Sementara itu, ASEAN memiliki sebuah lembaga yang bernama Komisi Hak Asasi Manusia Antarpemerintah yang tugas utamanya adalah menangani semua masalah hak asasi manusia yang terjadi di dalam tatanan kawasan Asia Tenggara. Lembaga yang baru terbentuk itu tidak bereaksi apa pun atas genosida Rohingya. Lebih menyedihkan, ASEAN mengategorikan Rohingya sebagai penjahat transnasional dan penyelundup dalam Bali Process tahun 2009. Lembaga HAM ASEAN tidak akan efektif kecuali mampu mengelola berbagai persoalan yang dianggap sensitif tersebut dengan baik melalui pengaturan kolektif di Asia Tenggara.
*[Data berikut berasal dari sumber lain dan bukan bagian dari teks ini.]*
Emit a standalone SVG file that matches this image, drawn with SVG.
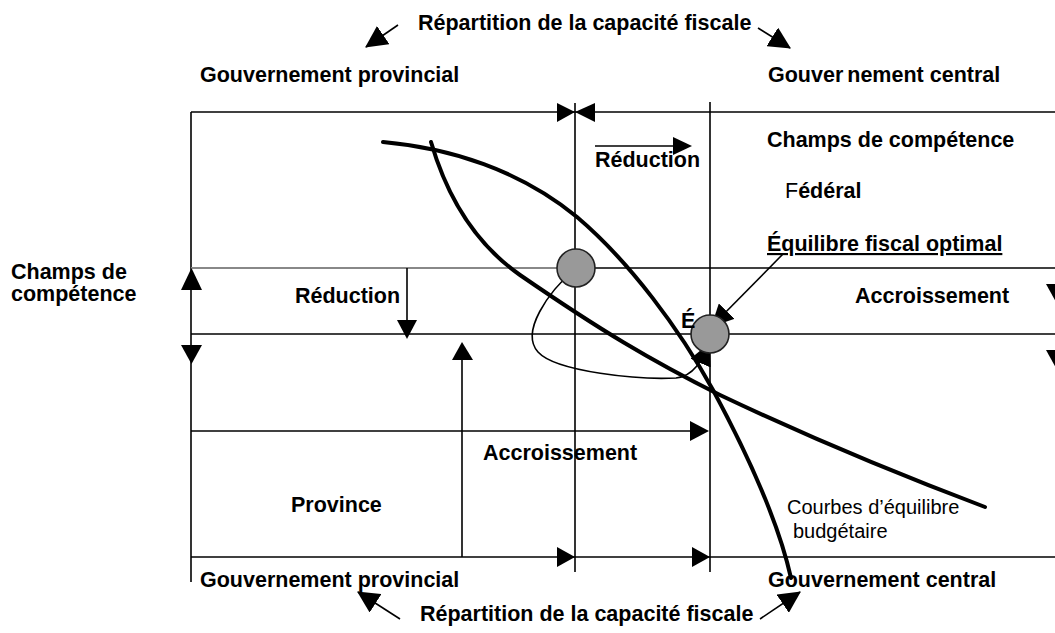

Jika tidak memiliki komitmen untuk mengatasi masalah itu dan masih memegang teguh tanpa kompromi atas prinsip nonintervensinya, ASEAN bisa dijuluki sebagai organisasi yang mendukung terorisme negara. Hal tersebut menjadi kontraproduktif bagi pengembangan Masyarakat ASEAN 2015 yang salah satu pilarnya adalah terwujudnya masyarakat yang aman, damai, dan sejahtera dengan pengakuan dan penghormatan atas keragaman sosial dan budaya setiap anggotanya.